The VML report reinforces this distinction:
“AI can help accelerate content production, but it can’t tell stories. The work that stands the test of time is the work that moves people, no matter the medium… what matters most is the story and the deeply human act of expression behind it.”

For brands, this is critical. Interiors are not simply aesthetic compositions….they are three-dimensional expressions of strategy. They shape how customers feel, how long they dwell, how they navigate and ultimately how much they spend. If the creative process becomes superficial, the brand experience follows.

Forward-thinking artists are already demonstrating how technology and human creativity can coexist in meaningful ways. The VML report highlights how creators are pioneering transparent and participatory approaches to AI. Refik Anadol and Efsun Erkiliç have co-founded Dataland, described as the world’s first museum of AI art, creating immersive experiences that demystify the technology rather than obscure it.

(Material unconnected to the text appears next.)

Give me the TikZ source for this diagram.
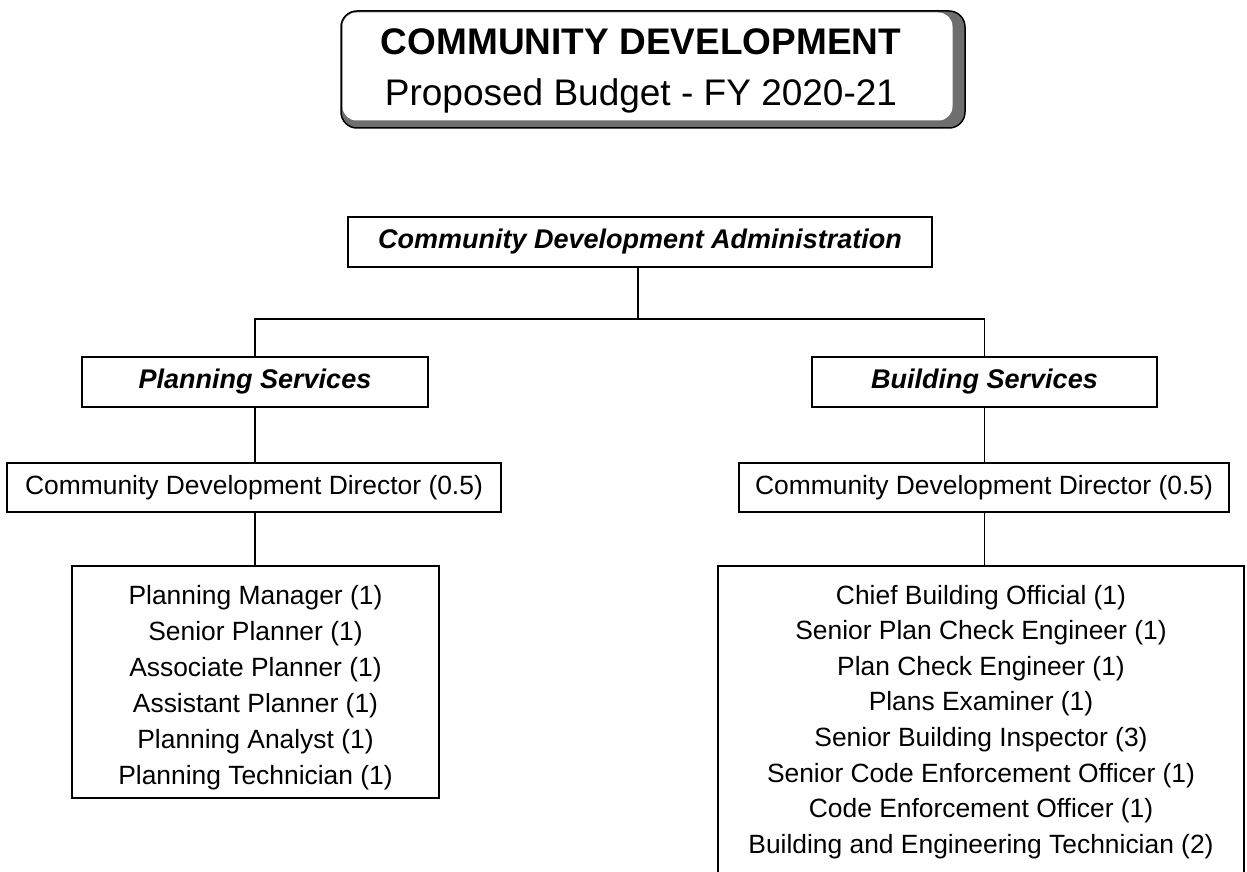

The lesson for brands is clear: innovation resonates most when it is grounded in narrative and intention.

Capturing emotion

AI can generate beautiful images, but it doesn’t feel emotion, it can’t understand what for example, home, means to you. A skilled designer listens, interprets and translates a brand’s story into spatial experiences, creating interiors that evoke comfort, inspiration and belonging.

Emotion is not a dataset. It is built through conversation, context and empathy. For commercial brands, this emotional resonance is what transforms a store from a transactional environment into a destination.

Ensuring originality beyond the algorithm

AI algorithms are trained on existing data, often recycling what’s already popular. Left unchecked, this can lead to designs that feel formulaic or trend-driven. Designers act as curators and editors, injecting originality and personal nuance to ensure every project feels distinctive and authentic. When everyone has access to the same tools and visual references, originality becomes the differentiator. The competitive advantage is no longer in the polish of the output, but in the depth of the thinking behind it.

Quality control

Even the most convincing AI visualisation can still be misleading. Scale, materials, lighting and regulations require professional oversight to ensure the design is both buildable and compliant. The designer’s role is to bring precision and craftsmanship to what AI can only approximate.

Photorealistic render of a interior retail store design concept by Caulder Moore

Render of a interior retail store design concept by Caulder Moore

A smarter partnership between people and technology

For clients, AI represents an exciting new chapter, one where the retail interior design process can become more interactive and transparent. It allows for clearer communication, faster results and more confident decision-making.

But the most successful projects will remain those that combine the best of both worlds: the speed and insight of AI with the intuition, empathy and artistry of human designers.

At Caulder Moore, we see AI not as a threat but as a tool, one that enhances creativity, empowers clients and helps us craft intelligent interiors that stand the test of human experience. We are passionate about our collaborative working partnerships with our clients and when used well, the future use of AI in interior design compliments this approach.

In the end, the future of great design isn’t artificial, it’s beautifully human.